No meio desse pega, entro eu, meio de gaiato, sem nunca ter tido propensões para o ensino, para lembrar que nos códigos de ética das democracias avançadas se impede que jornalista trabalhe como AI. Alguns pretendem que, com essa bagunça no nosso mercado, com parte dos diplomados em Jornalismo submetidos diretamente ao poder econômico, contratados ou com a possibilidade de serem contratados como assessores de imprensa de políticos, empresários, instituições e personalidades que podem pagar para ter sua versão valorizada, o Brasil dá um exemplo de modernismo. Ledo engano.


Os políticos com interesse em manter os jornalistas em AIs já teriam modificado a legislação se não soubessem que isso derrubaria a posição do Brasil no ranking dos países com liberdade de imprensa. Despencaríamos do nada honroso 54º lugar para um patamar no fim da lista, junto com Cuba e China.

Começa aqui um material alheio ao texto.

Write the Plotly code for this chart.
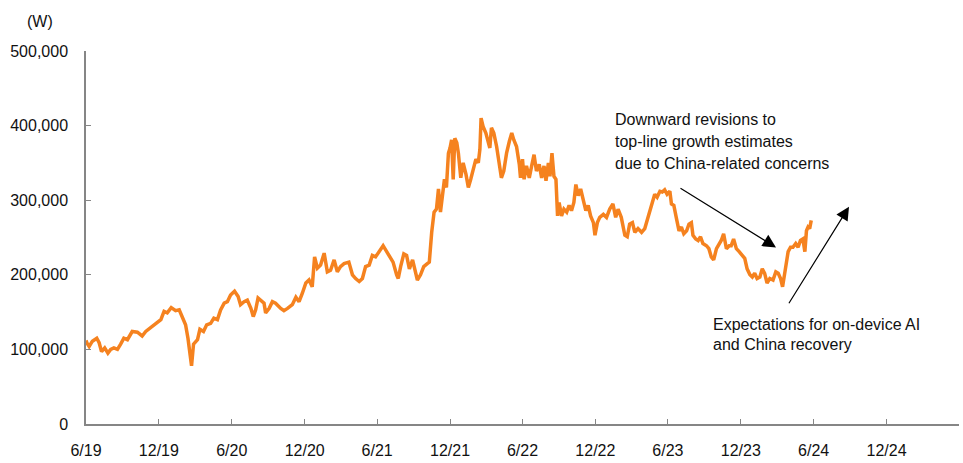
import pandas as pd
import plotly.graph_objects as go

# ---- data ----
start_date = "2019-06-01"
day_offsets = [
    0, 2, 8, 16, 27, 33, 39, 47, 55, 62, 70, 79, 87, 95, 104, 116, 129, 141, 150, 162, 175, 188, 196, 204,
    214, 225, 234, 242, 250, 256, 261, 265, 270, 280, 286, 295, 303, 313, 321, 330, 338, 347, 355, 363,
    373, 382, 388, 397, 405, 414, 420, 426, 432, 439, 447, 451, 460, 468, 476, 489, 497, 506, 518, 527,
    535, 543, 552, 560, 568, 574, 581, 589, 598, 606, 614, 623, 631, 639, 648, 660, 669, 677, 686, 694,
    702, 711, 719, 727, 736,
    746, 755, 763, 771, 780, 784, 790, 798, 805, 812, 820, 826, 832, 840, 848, 857, 862, 868, 874, 880,
    885, 890, 895, 900, 905, 910, 914, 918, 922, 926, 931, 935, 941, 947, 954, 960, 966, 972, 979, 985,
    989, 992, 997, 1004, 1010, 1014, 1018, 1024, 1031, 1038, 1043, 1049, 1056, 1063, 1069, 1074, 1081,
    1088, 1091, 1096, 1100, 1106, 1113, 1119, 1125, 1131, 1138, 1144, 1150, 1155, 1161, 1165, 1170,
    1175, 1180, 1184, 1188, 1194, 1200, 1207, 1213, 1219, 1225, 1230, 1236, 1242, 1249, 1255, 1261,
    1267, 1274, 1278, 1284, 1290, 1299, 1307,
    1315, 1323, 1330, 1336, 1344, 1353, 1359, 1365, 1372, 1378, 1386, 1395, 1403, 1409, 1415, 1422,
    1428, 1434, 1441, 1447, 1453, 1459, 1466, 1470, 1476, 1482, 1489, 1495, 1501, 1508, 1514, 1520,
    1524, 1531, 1537, 1543, 1549, 1558, 1564, 1570, 1576, 1583, 1590, 1595, 1601, 1608, 1615, 1620,
    1626, 1633, 1640, 1648, 1654, 1660, 1667, 1673, 1679, 1685, 1692, 1698, 1704, 1710, 1717, 1725,
    1732, 1738, 1744, 1749, 1752, 1757, 1763, 1769, 1775, 1782, 1788, 1794, 1800, 1805, 1809, 1813,
    1817, 1821,
]
price_thousands = [
    112, 109, 104, 111, 115, 109, 97, 102, 95, 100, 102, 100, 107, 115, 113, 124, 123, 118, 124, 129, 135, 140, 151, 149,
    156, 152, 153, 142, 133, 115, 93, 78, 107, 113, 127, 124, 133, 135, 142, 140, 153, 162, 164, 173,
    178, 171, 160, 164, 166, 155, 144, 153, 169, 166, 162, 149, 155, 164, 162, 155, 152, 155, 160, 170,
    164, 175, 189, 193, 184, 224, 209, 213, 229, 204, 206, 220, 204, 211, 215, 217, 200, 195, 191, 195,
    211, 213, 226, 224, 231,
    239, 231, 224, 217, 200, 195, 211, 228, 226, 208, 220, 204, 193, 200, 211, 215, 217, 257, 284, 288,
    315, 284, 306, 328, 317, 363, 370, 381, 328, 383, 377, 363, 330, 350, 335, 317, 328, 341, 355, 350,
    368, 410, 399, 390, 379, 370, 397, 390, 372, 346, 330, 339, 363, 379, 390, 381, 372,
    348, 330, 355, 328, 346, 330, 346, 361, 339, 348, 330, 346, 326, 350, 332, 363,
    332, 328, 279, 297, 279, 288, 284, 293, 286, 297, 321, 306, 315, 297, 286, 293,
    279, 270, 253, 270, 277, 281, 277,
    288, 295, 277, 288, 277, 253, 251, 268, 270, 257, 262, 257, 262, 273, 286, 299,
    308, 304, 312, 311, 314, 308, 312, 295, 293, 277, 259, 264, 255, 259, 268, 270,
    253, 248, 246, 251, 242, 239, 235, 224, 220, 235, 242, 246, 255, 235, 239, 239,
    248, 235, 231, 226, 222, 208, 200, 197, 202, 195, 197, 208, 202, 189, 195, 193,
    204, 202, 195, 184, 193, 213, 231, 237, 237, 242, 237, 246, 248, 231, 259, 264,
    262, 273,
]
tick_dates = ["2019-06-01", "2019-12-01", "2020-06-01", "2020-12-01", "2021-06-01", "2021-12-01",
              "2022-06-01", "2022-12-01", "2023-06-01", "2023-12-01", "2024-06-01", "2024-12-01"]
tick_labels = ["6/19", "12/19", "6/20", "12/20", "6/21", "12/21",
               "6/22", "12/22", "6/23", "12/23", "6/24", "12/24"]
y_ticks = [0, 100000, 200000, 300000, 400000, 500000]

dates = pd.Timestamp(start_date) + pd.to_timedelta(day_offsets, unit="D")
prices = [v * 1000 for v in price_thousands]

W, H = 963, 463
L, R, T, B = 86, 4, 51, 36
pw, ph = W - L - R, H - T - B

def px(xp):
    return (xp - L) / pw

def py(yp):
    return (H - B - yp) / ph

FONT = "Liberation Sans, Arial, sans-serif"
AX = "#868686"

fig = go.Figure()
fig.add_trace(go.Scatter(x=dates, y=prices, mode="lines",
                         line=dict(color="#F5821F", width=3.5), hoverinfo="skip"))

fig.update_layout(
    width=W, height=H,
    margin=dict(l=L, r=R, t=T, b=B, pad=0),
    paper_bgcolor="white", plot_bgcolor="white",
    showlegend=False,
    font=dict(family=FONT, size=16, color="#111111"),
)
fig.update_xaxes(
    type="date", range=["2019-06-01", "2025-06-01"],
    tickmode="array", tickvals=tick_dates, ticktext=tick_labels,
    ticks="inside", ticklen=5, tickcolor=AX, tickwidth=1,
    showline=True, linecolor=AX, linewidth=1.5,
    showgrid=False, zeroline=False, ticklabelstandoff=11,
    tickfont=dict(family=FONT, size=16, color="#111111"),
)
fig.update_yaxes(
    range=[0, 500000], tickmode="array", tickvals=y_ticks, tickformat=",d",
    ticks="inside", ticklen=5, tickcolor=AX, tickwidth=1,
    showline=True, linecolor=AX, linewidth=1.5,
    showgrid=False, zeroline=False, ticklabelstandoff=13,
    tickfont=dict(family=FONT, size=16, color="#111111"),
)

anns = []
anns.append(dict(xref="paper", yref="paper", x=px(40), y=py(21), text="(W)",
                 showarrow=False, xanchor="center", yanchor="middle"))
for i, t in enumerate(["Downward revisions to", "top-line growth estimates",
                       "due to China-related concerns"]):
    anns.append(dict(xref="paper", yref="paper", x=px(613), y=py(120 + 22 * i), text=t,
                     showarrow=False, xanchor="left", yanchor="middle"))
for i, t in enumerate(["Expectations for on-device AI", "and China recovery"]):
    anns.append(dict(xref="paper", yref="paper", x=px(711), y=py(327 + 20 * i), text=t,
                     showarrow=False, xanchor="left", yanchor="middle"))
# arrows
anns.append(dict(xref="paper", yref="paper", x=px(776), y=py(249), ax=-97, ay=-60, text="",
                 showarrow=True, arrowhead=2, arrowsize=2.2, arrowwidth=1.2, arrowcolor="black"))
anns.append(dict(xref="paper", yref="paper", x=px(849), y=py(208), ax=-61, ay=98, text="",
                 showarrow=True, arrowhead=2, arrowsize=2.2, arrowwidth=1.2, arrowcolor="black"))
fig.update_layout(annotations=anns)

fig.write_html("out.html")
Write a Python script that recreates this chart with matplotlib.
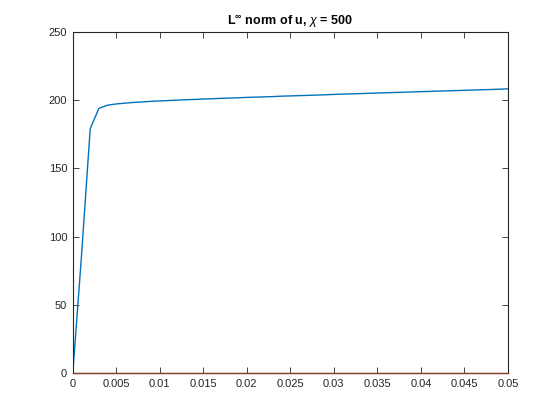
import matplotlib
matplotlib.use("Agg")
import matplotlib.pyplot as plt

plt.rcParams['font.family'] = ['Liberation Sans', 'DejaVu Sans']
plt.rcParams['mathtext.fontset'] = 'custom'
plt.rcParams['mathtext.rm'] = 'Liberation Sans'
plt.rcParams['mathtext.it'] = 'Liberation Sans:italic'
plt.rcParams['mathtext.bf'] = 'Liberation Sans:bold'

t = [0.000, 0.001, 0.002, 0.003, 0.004, 0.005, 0.006, 0.007, 0.008, 0.009,
     0.010, 0.011, 0.012, 0.013, 0.014, 0.015, 0.016, 0.017, 0.018, 0.019,
     0.020, 0.021, 0.022, 0.023, 0.024, 0.025, 0.026, 0.027, 0.028, 0.029,
     0.030, 0.031, 0.032, 0.033, 0.034, 0.035, 0.036, 0.037, 0.038, 0.039,
     0.040, 0.041, 0.042, 0.043, 0.044, 0.045, 0.046, 0.047, 0.048, 0.049,
     0.050]
u_inf = [0, 86, 179, 194, 196.3, 197.2, 197.8, 198.3, 198.7, 199.1,
         199.4, 199.7, 200.0, 200.3, 200.5, 200.8, 201.0, 201.3, 201.5, 201.7,
         202.0, 202.2, 202.4, 202.6, 202.9, 203.1, 203.3, 203.5, 203.7, 203.9,
         204.2, 204.4, 204.6, 204.8, 205.0, 205.2, 205.4, 205.6, 205.8, 206.0,
         206.2, 206.4, 206.6, 206.8, 207.0, 207.2, 207.4, 207.6, 207.8, 208.0,
         208.3]
zero_x = [0.0, 0.05]
zero_y = [0.0, 0.0]

xticks = [0, 0.005, 0.01, 0.015, 0.02, 0.025, 0.03, 0.035, 0.04, 0.045, 0.05]
xticklabels = ['0', '0.005', '0.01', '0.015', '0.02', '0.025', '0.03', '0.035', '0.04', '0.045', '0.05']
yticks = [0, 50, 100, 150, 200, 250]

fig = plt.figure(figsize=(5.6, 4.2), dpi=100)
ax = fig.add_axes([0.13, 0.112, 0.777, 0.812])
ax.plot(t, u_inf, color='#0072BD', lw=1.0)
ax.plot(zero_x, zero_y, color='#8E3B2B', lw=1.0, clip_on=False, zorder=5)
ax.set_xlim(0, 0.05)
ax.set_ylim(0, 250)
ax.set_xticks(xticks)
ax.set_xticklabels(xticklabels)
ax.set_yticks(yticks)
ax.tick_params(direction='in', length=4, width=0.6, labelsize=8, colors='#262626',
               top=True, right=True, pad=4)
for s in ax.spines.values():
    s.set_linewidth(0.8)
    s.set_color('#262626')
ax.set_title(r'L$^{\mathbf{\infty}}$ norm of u, $\chi$ = 500', fontsize=9,
             fontweight='bold', pad=5)
fig.savefig('out.png', dpi=100)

Por isso a proposta do Conselho Federal dos Jornalistas, tecida pela Fenaj (Federação Nacional dos Jornalistas) nos umbrais palacianos acabou engavetada sem chegar ao plenário e inúmeros outros projetos de lei com o mesmo objetivo tramitam há décadas sem jamais serem votados.


Tenho absoluta convicção de que quando esse debate que consigo, a grande custo, manter em alguns sites restritos, chegar ao conhecimento da opinião pública, crescerá a pressão para que a situação dos milhares de diplomados em jornalismo que trabalham como AIs seja regularizada. Porque a população tem o sagrado direito de receber informações isentas e reconhece no jornalista o único profissional capaz de lhe prestar esse serviço. Esse é um direito que não pode ser conspurcado pelo poder econômico e é em nome dele que no resto do mundo democrático vige um princípio básico: jornalista não pode fazer assessoria de imprensa.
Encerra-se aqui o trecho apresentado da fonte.